The center was established “to strengthen democratic culture,” he said. “And that means not only supporting the party in power.”

Credit: Chatham House

On Tuesday, Poland marks three decades since its first elections after Communism. But that anniversary is best defined by another word: division. Today Poland is split between supporters of the nationalist, autocratic model of the ruling party, and those favoring the ideals of liberal democracy embodied in the European Union. Elections later this year could decide which path the country pursues.

Thirty years ago on June 4, Poland conducted its first semi-free elections since the country fell under communist rule and Soviet domination after World War II. Freedom House’s Arch Puddington discusses American labor’s role in the struggle for democracy in Poland and elsewhere with Eric Chenoweth, co-director of the Institute for Democracy in Eastern Europe.

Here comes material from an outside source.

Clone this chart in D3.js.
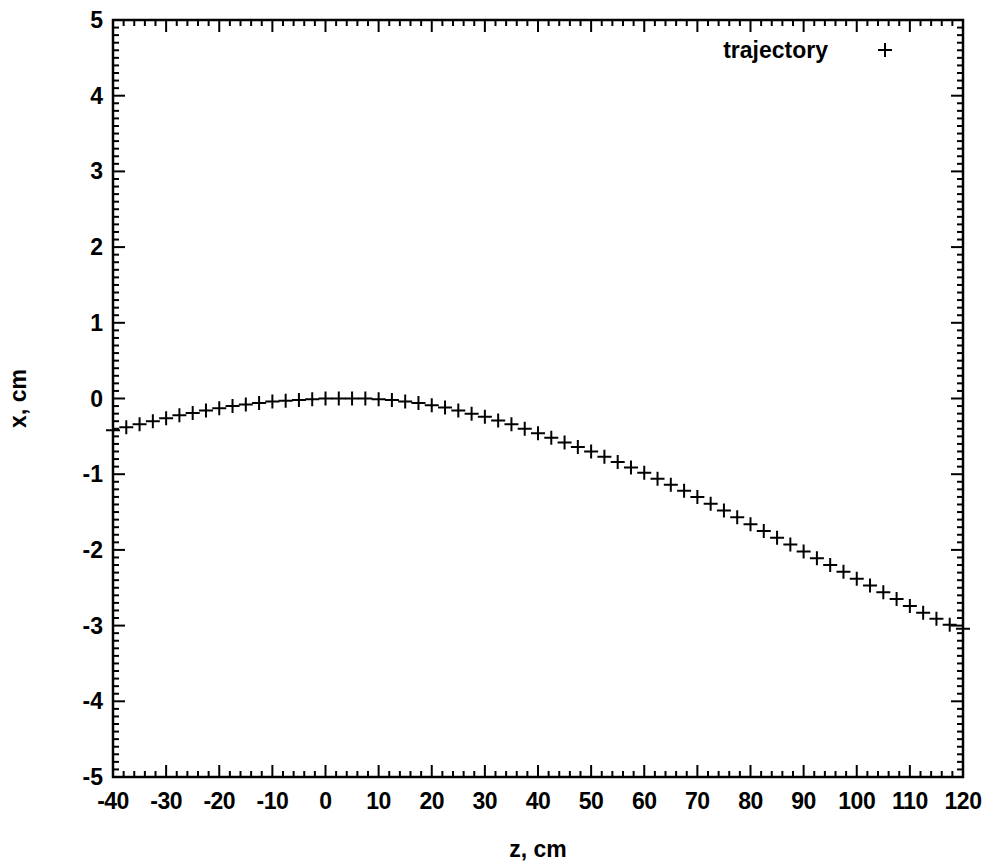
<!doctype html>
<html>
<head>
<meta charset="utf-8">
<script src="https://cdnjs.cloudflare.com/ajax/libs/d3/7.8.5/d3.min.js"></script>
<style>
  body { margin: 0; background: #fff; }
  text { font-family: "Liberation Sans", Arial, sans-serif; font-weight: bold; fill: #000; }
</style>
</head>
<body>
<div id="chart"></div>
<script>
// trajectory samples
const zValues = [-40, -37.5, -35, -32.5, -30, -27.5, -25, -22.5, -20, -17.5, -15, -12.5, -10, -7.5, -5, -2.5,
  0, 2.5, 5, 7.5, 10, 12.5, 15, 17.5, 20, 22.5, 25, 27.5, 30, 32.5, 35, 37.5, 40, 42.5, 45, 47.5,
  50, 52.5, 55, 57.5, 60, 62.5, 65, 67.5, 70, 72.5, 75, 77.5, 80, 82.5, 85, 87.5, 90, 92.5, 95, 97.5,
  100, 102.5, 105, 107.5, 110, 112.5, 115, 117.5, 120];
const xValues = [-0.42, -0.38, -0.34, -0.30, -0.26, -0.22, -0.19, -0.16, -0.13, -0.10, -0.08, -0.06, -0.04, -0.03, -0.02, -0.01,
  0, 0, 0, 0, -0.01, -0.02, -0.04, -0.06, -0.09, -0.12, -0.16, -0.20, -0.24, -0.29, -0.34, -0.40, -0.46, -0.52, -0.58, -0.64,
  -0.70, -0.77, -0.84, -0.91, -0.98, -1.06, -1.14, -1.22, -1.30, -1.39, -1.48, -1.57, -1.66, -1.75, -1.84, -1.93, -2.02, -2.11, -2.20, -2.29,
  -2.38, -2.47, -2.56, -2.65, -2.74, -2.83, -2.91, -2.99, -3.04];
const xTicks = d3.range(-40, 121, 10);
const yTicks = d3.range(-5, 6, 1);

const W = 995, H = 866;
const mLeft = 113, mRight = 963, mTop = 20, mBottom = 777;

const svg = d3.select('#chart').append('svg').attr('width', W).attr('height', H);

const sx = d3.scaleLinear().domain([-40, 120]).range([mLeft, mRight]);
const sy = d3.scaleLinear().domain([-5, 5]).range([mBottom, mTop]);

// ticks drawn inward on all four sides
const g = svg.append('g').attr('stroke', '#000').attr('stroke-width', 2);
d3.range(-40, 120.1, 2).forEach(v => {
  const L = v % 10 === 0 ? 12 : 6;
  g.append('line').attr('x1', sx(v)).attr('x2', sx(v)).attr('y1', mBottom).attr('y2', mBottom - L);
  g.append('line').attr('x1', sx(v)).attr('x2', sx(v)).attr('y1', mTop).attr('y2', mTop + L);
});
d3.range(-5, 5.01, 0.1).forEach(v => {
  const major = Math.abs(v - Math.round(v)) < 1e-6;
  const L = major ? 12 : 6;
  g.append('line').attr('y1', sy(v)).attr('y2', sy(v)).attr('x1', mLeft).attr('x2', mLeft + L);
  g.append('line').attr('y1', sy(v)).attr('y2', sy(v)).attr('x1', mRight).attr('x2', mRight - L);
});

svg.append('rect').attr('x', mLeft).attr('y', mTop).attr('width', mRight - mLeft).attr('height', mBottom - mTop)
  .attr('fill', 'none').attr('stroke', '#000').attr('stroke-width', 2.5);

// tick labels
svg.selectAll('.xl').data(xTicks).join('text')
  .attr('x', d => sx(d)).attr('y', mBottom + 32).attr('text-anchor', 'middle')
  .style('font-size', '23px').style('letter-spacing', '-0.5px').text(d => d);
svg.selectAll('.yl').data(yTicks).join('text')
  .attr('x', mLeft - 10).attr('y', d => sy(d) + 8).attr('text-anchor', 'end')
  .style('font-size', '23px').text(d => d);

// axis titles
svg.append('text').attr('x', (mLeft + mRight) / 2).attr('y', 857).attr('text-anchor', 'middle')
  .style('font-size', '23px').text('z, cm');
svg.append('text').attr('transform', `translate(26,${(mTop + mBottom) / 2}) rotate(-90)`)
  .attr('text-anchor', 'middle').style('font-size', '23px').text('x, cm');

// points as plus signs
const pts = zValues.map((z, i) => [z, xValues[i]]);
const s = 7;
svg.append('g').attr('stroke', '#000').attr('stroke-width', 2)
  .selectAll('path').data(pts).join('path')
  .attr('d', d => `M${sx(d[0]) - s},${sy(d[1])}h${2 * s}M${sx(d[0])},${sy(d[1]) - s}v${2 * s}`);

// legend
svg.append('text').attr('x', 828).attr('y', 58).attr('text-anchor', 'end')
  .style('font-size', '23px').text('trajectory');
svg.append('path').attr('stroke', '#000').attr('stroke-width', 2)
  .attr('d', 'M878,50h14M885,43v14');
</script>
</body>
</html>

There is a growing understanding that trade unions are not historical anachronisms but essential institutions both for defending workers from economic exploitation and also for protecting basic democratic interests and representation, Chenoweth contends:

We see a revived interest in organizing trade unions here in the United States and Europe. And there are certainly many countries where a revival of international solidarity and direct support for trade unions could bring democratic change, from Hungary to Zimbabwe. But we need to have a genuine revival of trade unionism here and also a realignment back from the abstract “civil society” concept of “democracy promotion” to a more concrete support for mass-based worker and political organizations. It is such organizations and movements that can both bring about and institutionalize democratic change.